__Data for the task__:
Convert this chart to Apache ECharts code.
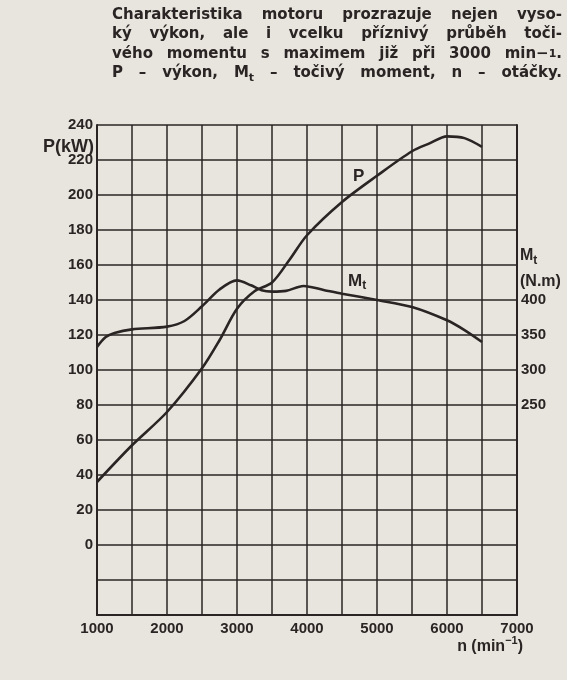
<!DOCTYPE html>
<html>
<head>
<meta charset="utf-8">
<script src="https://cdn.jsdelivr.net/npm/echarts@6/dist/echarts.min.js"></script>
<style>
  html, body { margin: 0; padding: 0; background: #e8e5de; }
  #chart { width: 567px; height: 680px; }
</style>
</head>
<body>
<div id="chart"></div>
<script>
// ---------- data ----------
const rpmP = [1000,1500,2000,2500,2750,3000,3250,3500,3750,4000,4500,5000,5500,5750,6000,6250,6500];
const powerKW = [36,57,76,101,117,135,145,150,163,177,196,211,225,229.5,233.5,232.5,227.5];

const rpmM = [1000,1125,1250,1500,2000,2250,2500,2750,3000,3200,3350,3500,3700,3950,4250,4500,5000,5500,6000,6250,6500];
const torqueNm = [333,347,353,358,362,370,391,415,428,421,414,412,413,420,414,409,400,390,371,357,340];

const rpmTickLabels = [1000,2000,3000,4000,5000,6000,7000];
const powerTickLabels = [0,20,40,60,80,100,120,140,160,180,200,220,240];
const torqueTickLabels = [250,300,350,400];

const titleLines = [
  "Charakteristika motoru prozrazuje nejen vyso-",
  "ký výkon, ale i vcelku příznivý průběh toči-",
  "vého momentu s maximem již při 3000 min−^1.",
  "P – výkon, M_t – točivý moment, n – otáčky."
];

// ---------- style ----------
const ink = '#2a2524';
const paper = '#e8e5de';
const FF = '"Liberation Sans", Arial, sans-serif';
const TF = '"DejaVu Sans", sans-serif';

const chart = echarts.init(document.getElementById('chart'), null, {renderer: 'canvas'});

// text measuring helper
const mctx = document.createElement('canvas').getContext('2d');
function measure(t, size, fam) {
  mctx.font = 'bold ' + size + 'px ' + fam;
  return mctx.measureText(t).width;
}
// parse "_x" => subscript char, "^x" => small raised char
function segs(word, size, fam) {
  const out = [];
  let buf = '';
  for (let i = 0; i < word.length; i++) {
    const c = word[i];
    if ((c === '_' || c === '^') && i + 1 < word.length) {
      if (buf) { out.push({t: buf, size: size, dy: 0}); buf = ''; }
      const small = Math.round(size * 0.72);
      out.push({t: word[i + 1], size: small, dy: c === '_' ? size * 0.28 : -size * 0.02});
      i++;
    } else buf += c;
  }
  if (buf) out.push({t: buf, size: size, dy: 0});
  out.forEach(s => { s.fam = fam; s.w = measure(s.t, s.size, fam); });
  return out;
}
function segWidth(sg) { return sg.reduce((a, s) => a + s.w, 0); }
function segElems(sg, x, y) {
  const els = [];
  let cx = x;
  sg.forEach(s => {
    els.push({
      type: 'text', x: cx, y: y + s.dy, silent: true,
      style: {text: s.t, fill: ink, font: 'bold ' + s.size + 'px ' + s.fam,
              textAlign: 'left', textVerticalAlign: 'middle'}
    });
    cx += s.w;
  });
  return els;
}
function label(word, size, x, y, align) {
  const sg = segs(word, size, FF);
  const w = segWidth(sg);
  let sx = x;
  if (align === 'right') sx = x - w;
  else if (align === 'center') sx = x - w / 2;
  return segElems(sg, sx, y);
}

const graphics = [];
// justified title
const tLeft = 112, tRight = 562, tSize = 15;
const tYs = [15, 34.5, 54, 73.5];
titleLines.forEach((line, li) => {
  const words = line.split(' ').map(w => segs(w, tSize, TF));
  const total = words.reduce((a, sg) => a + segWidth(sg), 0);
  const gap = (tRight - tLeft - total) / (words.length - 1);
  let x = tLeft;
  words.forEach(sg => {
    graphics.push(...segElems(sg, x, tYs[li]));
    x += segWidth(sg) + gap;
  });
});

// axis names and curve labels
graphics.push(...label('P(kW)', 18, 43, 147, 'left'));
graphics.push(...label('M_t', 16, 520, 256, 'left'));
graphics.push(...label('(N.m)', 16, 520, 282, 'left'));
graphics.push(...label('P', 17, 353, 176, 'left'));
graphics.push(...label('M_t', 17, 348, 281, 'left'));
// n (min^-1)
(function () {
  const main = 'n (min', sup = '−1', close = ')';
  const s1 = 16, s2 = 11;
  const w1 = measure(main, s1, FF), w2 = measure(sup, s2, FF), w3 = measure(close, s1, FF);
  const right = 523, y = 647;
  let x = right - (w1 + w2 + w3);
  graphics.push({type:'text', x:x, y:y, silent:true, style:{text:main, fill:ink, font:'bold '+s1+'px '+FF, textVerticalAlign:'middle'}});
  x += w1;
  graphics.push({type:'text', x:x, y:y-6, silent:true, style:{text:sup, fill:ink, font:'bold '+s2+'px '+FF, textVerticalAlign:'middle'}});
  x += w2;
  graphics.push({type:'text', x:x, y:y, silent:true, style:{text:close, fill:ink, font:'bold '+s1+'px '+FF, textVerticalAlign:'middle'}});
})();

const axisLabelStyle = {color: ink, fontFamily: FF, fontWeight: 'bold', fontSize: 15};

const option = {
  backgroundColor: paper,
  animation: false,
  grid: {left: 97, right: 50, top: 125, bottom: 65, containLabel: false},
  xAxis: {
    type: 'value', min: 1000, max: 7000, interval: 500,
    axisLine: {show: true, onZero: false, lineStyle: {color: ink, width: 2}},
    axisTick: {show: false},
    splitLine: {show: true, lineStyle: {color: ink, width: 1.5}},
    axisLabel: Object.assign({}, axisLabelStyle, {
      margin: 6, showMinLabel: true, showMaxLabel: true,
      formatter: v => rpmTickLabels.includes(v) ? String(v) : ''
    })
  },
  yAxis: [
    {
      type: 'value', min: -40, max: 240, interval: 20, position: 'left',
      axisLine: {show: true, onZero: false, lineStyle: {color: ink, width: 2}},
      axisTick: {show: false},
      splitLine: {show: true, lineStyle: {color: ink, width: 1.5}},
      axisLabel: Object.assign({}, axisLabelStyle, {
        margin: 4, showMinLabel: true, showMaxLabel: true,
        formatter: v => powerTickLabels.includes(v) ? String(v) : ''
      })
    },
    {
      type: 'value', min: -50, max: 650, interval: 25, position: 'right',
      axisLine: {show: true, onZero: false, lineStyle: {color: ink, width: 2}},
      axisTick: {show: false},
      splitLine: {show: false},
      axisLabel: Object.assign({}, axisLabelStyle, {
        margin: 4,
        formatter: v => torqueTickLabels.includes(v) ? String(v) : ''
      })
    }
  ],
  series: [
    {
      name: 'P', type: 'line', yAxisIndex: 0, smooth: 0.3, showSymbol: false,
      lineStyle: {color: ink, width: 2.6}, z: 5,
      data: rpmP.map((n, i) => [n, powerKW[i]])
    },
    {
      name: 'Mt', type: 'line', yAxisIndex: 1, smooth: 0.3, showSymbol: false,
      lineStyle: {color: ink, width: 2.6}, z: 5,
      data: rpmM.map((n, i) => [n, torqueNm[i]])
    }
  ],
  graphic: graphics
};
chart.setOption(option);
</script>
</body>
</html>
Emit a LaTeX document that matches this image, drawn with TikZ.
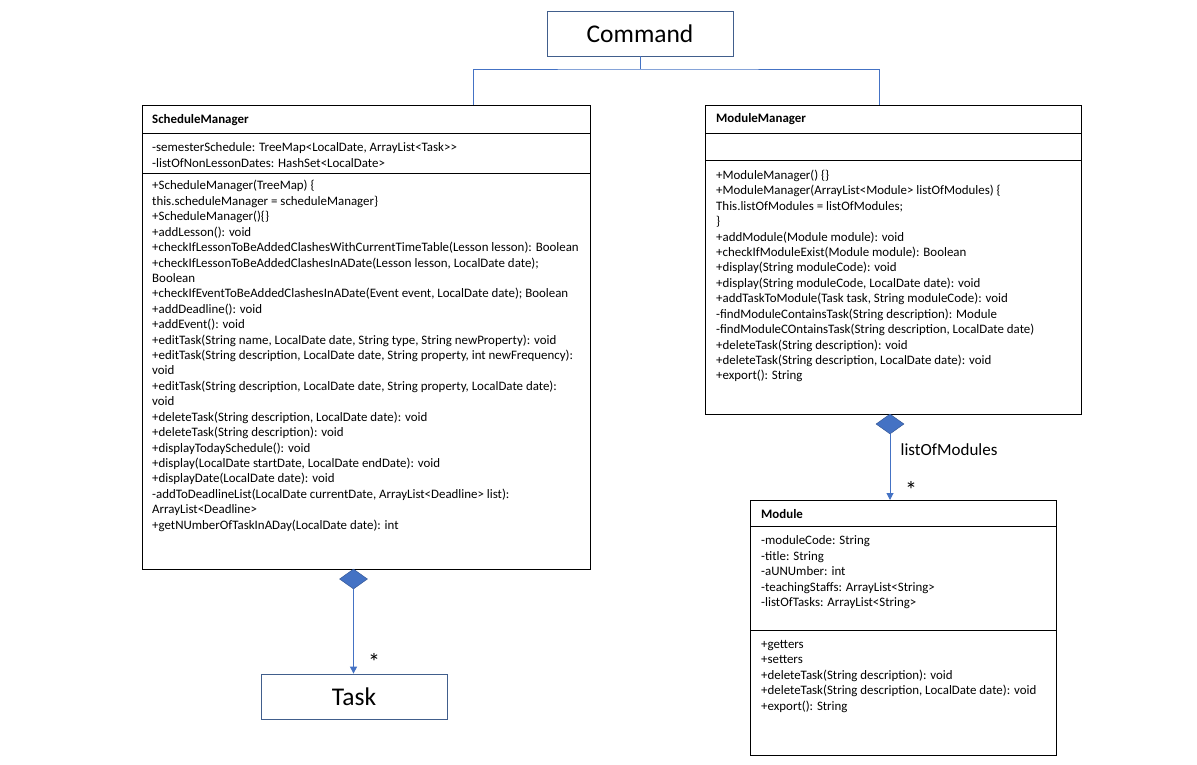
\documentclass[tikz,border=0pt]{standalone}
\usepackage{fontspec}
\setmainfont{Carlito}
\usetikzlibrary{shapes.geometric,arrows.meta}
\definecolor{linkblue}{RGB}{68,114,196}
\definecolor{boxblue}{RGB}{65,94,140}
\definecolor{diadark}{RGB}{47,82,143}
\tikzset{
  cls/.style={draw=black, line width=0.9pt, inner sep=0pt, anchor=north west},
  hdr/.style={font=\fontsize{12.9}{15.4}\selectfont\bfseries, anchor=base west, inner sep=0pt},
  body/.style={font=\fontsize{12.9}{15.42}\selectfont, align=left, anchor=north west, inner sep=0pt, execute at begin node=\strut},
  bigbox/.style={draw=boxblue, line width=0.8pt, font=\fontsize{25.5}{28}\selectfont, inner sep=0pt},
  tree/.style={draw=linkblue, line width=0.8pt},
  agg/.style={shape=diamond, fill=linkblue, draw=diadark, line width=0.4pt, minimum width=28pt, minimum height=20pt, inner sep=0pt},
  assoc/.style={draw=linkblue, line width=1pt, -{Triangle[length=7pt,width=7pt]}},
  lbl/.style={font=\fontsize{17}{20}\selectfont, inner sep=0pt},
  star/.style={font=\fontsize{24}{26}\selectfont, inner sep=0pt},
}
\begin{document}
\begin{tikzpicture}[x=1pt,y=-1pt]
\useasboundingbox (0,0) rectangle (1197,764);
\fill[white] (0,0) rectangle (1197,764);

% Command
\node[bigbox, minimum width=186pt, minimum height=45pt] (cmd) at (640,33.5) {Command};

% ScheduleManager compartments
\node[cls, minimum width=448pt, minimum height=28pt] (sm-h) at (142,105) {};
\node[cls, minimum width=448pt, minimum height=40pt] (sm-a) at (142,133) {};
\node[cls, minimum width=448pt, minimum height=396pt] (sm-m) at (142,173) {};
\node[hdr] (sm-ht) at (152,123.5) {ScheduleManager};
\node[body] (sm-at) at (152,142.8) {-semesterSchedule: TreeMap<LocalDate, ArrayList<Task>{}>\\-listOfNonLessonDates: HashSet<LocalDate>};
\node[body] (sm-mt) at (152,180.3) {+ScheduleManager(TreeMap) \{\\
this.scheduleManager = scheduleManager\}\\
+ScheduleManager()\{\}\\
+addLesson(): void\\
+checkIfLessonToBeAddedClashesWithCurrentTimeTable(Lesson lesson): Boolean\\
+checkIfLessonToBeAddedClashesInADate(Lesson lesson, LocalDate date);\\
Boolean\\
+checkIfEventToBeAddedClashesInADate(Event event, LocalDate date); Boolean\\
+addDeadline(): void\\
+addEvent(): void\\
+editTask(String name, LocalDate date, String type, String newProperty): void\\
+editTask(String description, LocalDate date, String property, int newFrequency):\\
void\\
+editTask(String description, LocalDate date, String property, LocalDate date):\\
void\\
+deleteTask(String description, LocalDate date): void\\
+deleteTask(String description): void\\
+displayTodaySchedule(): void\\
+display(LocalDate startDate, LocalDate endDate): void\\
+displayDate(LocalDate date): void\\
-addToDeadlineList(LocalDate currentDate, ArrayList<Deadline> list):\\
ArrayList<Deadline>\\
+getNUmberOfTaskInADay(LocalDate date): int};

% ModuleManager compartments
\node[cls, minimum width=376pt, minimum height=28pt] (mm-h) at (705,105) {};
\node[cls, minimum width=376pt, minimum height=27pt] (mm-a) at (705,133) {};
\node[cls, minimum width=376pt, minimum height=254pt] (mm-m) at (705,160) {};
\node[hdr] (mm-ht) at (716,122.5) {ModuleManager};
\node[body] (mm-mt) at (716,169.8) {+ModuleManager() \{\}\\
+ModuleManager(ArrayList<Module> listOfModules) \{\\
This.listOfModules = listOfModules;\\
\}\\
+addModule(Module module): void\\
+checkIfModuleExist(Module module): Boolean\\
+display(String moduleCode): void\\
+display(String moduleCode, LocalDate date): void\\
+addTaskToModule(Task task, String moduleCode): void\\
-findModuleContainsTask(String description): Module\\
-findModuleCOntainsTask(String description, LocalDate date)\\
+deleteTask(String description): void\\
+deleteTask(String description, LocalDate date): void\\
+export(): String};

% Module compartments
\node[cls, minimum width=306pt, minimum height=26pt] (mod-h) at (750,500) {};
\node[cls, minimum width=306pt, minimum height=104pt] (mod-a) at (750,526) {};
\node[cls, minimum width=306pt, minimum height=125pt] (mod-m) at (750,630) {};
\node[hdr] (mod-ht) at (761,518.5) {Module};
\node[body] (mod-at) at (761,535.8) {-moduleCode: String\\
-title: String\\
-aUNUmber: int\\
-teachingStaffs: ArrayList<String>\\
-listOfTasks: ArrayList<String>};
\node[body] (mod-mt) at (761,640.1) {+getters\\
+setters\\
+deleteTask(String description): void\\
+deleteTask(String description, LocalDate date): void\\
+export(): String};

% Task
\node[bigbox, minimum width=186pt, minimum height=45pt] (task) at (354,696.5) {Task};

% Generalisation tree from Command
\coordinate (jn) at (640,69);
\coordinate (smtop) at (473,105);
\coordinate (mmtop) at (879,105);
\draw[tree] (cmd.south) -- (jn);
\draw[tree] (smtop) |- (jn) -| (mmtop);

% Aggregations
\node[agg] (smd) at (353.5,579) {};
\draw[assoc] (smd.south) -- (smd.south |- task.north);
\node[star] (smstar) at (374,662) {*};

\node[agg] (mmd) at (890,424) {};
\draw[assoc] (mmd.south) -- (mmd.south |- mod-h.north);
\node[lbl, anchor=west] (mmlbl) at (900.5,450) {listOfModules};
\node[star] (mmstar) at (911,490) {*};
\end{tikzpicture}
\end{document}
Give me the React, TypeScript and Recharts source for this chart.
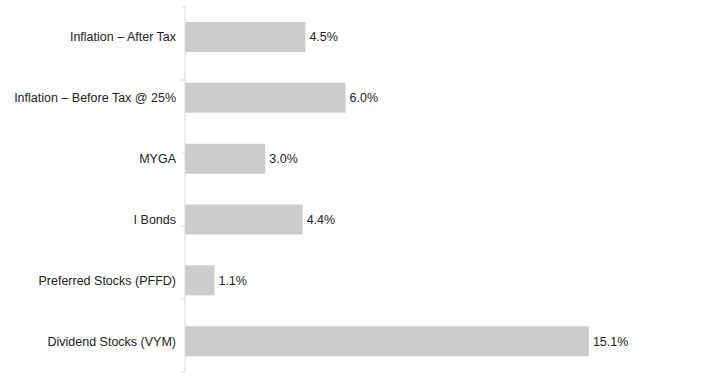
import React from 'react';
import { BarChart, Bar, XAxis, YAxis, LabelList } from 'recharts';

const categories = [
  'Inflation – After Tax',
  'Inflation – Before Tax @ 25%',
  'MYGA',
  'I Bonds',
  'Preferred Stocks (PFFD)',
  'Dividend Stocks (VYM)',
];
const values = [4.5, 6.0, 3.0, 4.4, 1.1, 15.1];
const boundaryTicks = [0, 1, 2, 3, 4, 5, 6];

const data = categories.map((name, i) => ({ name, value: values[i] }));

const FONT = 'Liberation Sans, Arial, sans-serif';

const CatTick = (props: any) => {
  const { x, y, payload } = props;
  return (
    <text x={x} y={y} dy={4} textAnchor="end" fill="#222" fontSize={12.5} fontFamily={FONT}>
      {payload.value}
    </text>
  );
};

export default function App() {
  return (
    <div style={{ position: 'absolute', left: 0, top: 0, width: 720, height: 380, background: '#fff' }}>
      <BarChart
        width={720}
        height={380}
        data={data}
        layout="vertical"
        margin={{ top: 7, right: 107, bottom: 8, left: 0 }}
        barCategoryGap={0}
      >
        <XAxis type="number" domain={[0, 16]} hide />
        <YAxis
          yAxisId="a-grid"
          type="number"
          domain={[0, 6]}
          ticks={boundaryTicks}
          width={1}
          tickFormatter={() => ''}
          tickSize={4}
          axisLine={{ stroke: '#d9d9d9' }}
          tickLine={{ stroke: '#d9d9d9' }}
          allowDataOverflow
        />
        <YAxis
          yAxisId="b-cat"
          type="category"
          dataKey="name"
          width={184}
          axisLine={false}
          tickLine={false}
          tickSize={0}
          tickMargin={8}
          interval={0}
          tick={<CatTick />}
        />
        <Bar yAxisId="b-cat" dataKey="value" fill="#cccccc" barSize={30} isAnimationActive={false}>
          <LabelList
            dataKey="value"
            position="right"
            offset={4}
            formatter={(v: number) => `${v.toFixed(1)}%`}
            style={{ fill: '#222', fontSize: 12.5, fontFamily: FONT }}
          />
        </Bar>
      </BarChart>
    </div>
  );
}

__Written exercise__: Output nothing except the lines from the one containing "Emit a LaTeX" through the one containing "minimum height=45pt] (cmd)", both kept, with the pictures removed.

__Result below__:
Emit a LaTeX document that matches this image, drawn with TikZ.
\documentclass[tikz,border=0pt]{standalone}
\usepackage{fontspec}
\setmainfont{Carlito}
\usetikzlibrary{shapes.geometric,arrows.meta}
\definecolor{linkblue}{RGB}{68,114,196}
\definecolor{boxblue}{RGB}{65,94,140}
\definecolor{diadark}{RGB}{47,82,143}
\tikzset{
  cls/.style={draw=black, line width=0.9pt, inner sep=0pt, anchor=north west},
  hdr/.style={font=\fontsize{12.9}{15.4}\selectfont\bfseries, anchor=base west, inner sep=0pt},
  body/.style={font=\fontsize{12.9}{15.42}\selectfont, align=left, anchor=north west, inner sep=0pt, execute at begin node=\strut},
  bigbox/.style={draw=boxblue, line width=0.8pt, font=\fontsize{25.5}{28}\selectfont, inner sep=0pt},
  tree/.style={draw=linkblue, line width=0.8pt},
  agg/.style={shape=diamond, fill=linkblue, draw=diadark, line width=0.4pt, minimum width=28pt, minimum height=20pt, inner sep=0pt},
  assoc/.style={draw=linkblue, line width=1pt, -{Triangle[length=7pt,width=7pt]}},
  lbl/.style={font=\fontsize{17}{20}\selectfont, inner sep=0pt},
  star/.style={font=\fontsize{24}{26}\selectfont, inner sep=0pt},
}
\begin{document}
\begin{tikzpicture}[x=1pt,y=-1pt]
\useasboundingbox (0,0) rectangle (1197,764);
\fill[white] (0,0) rectangle (1197,764);

% Command
\node[bigbox, minimum width=186pt, minimum height=45pt] (cmd) at (640,33.5) {Command};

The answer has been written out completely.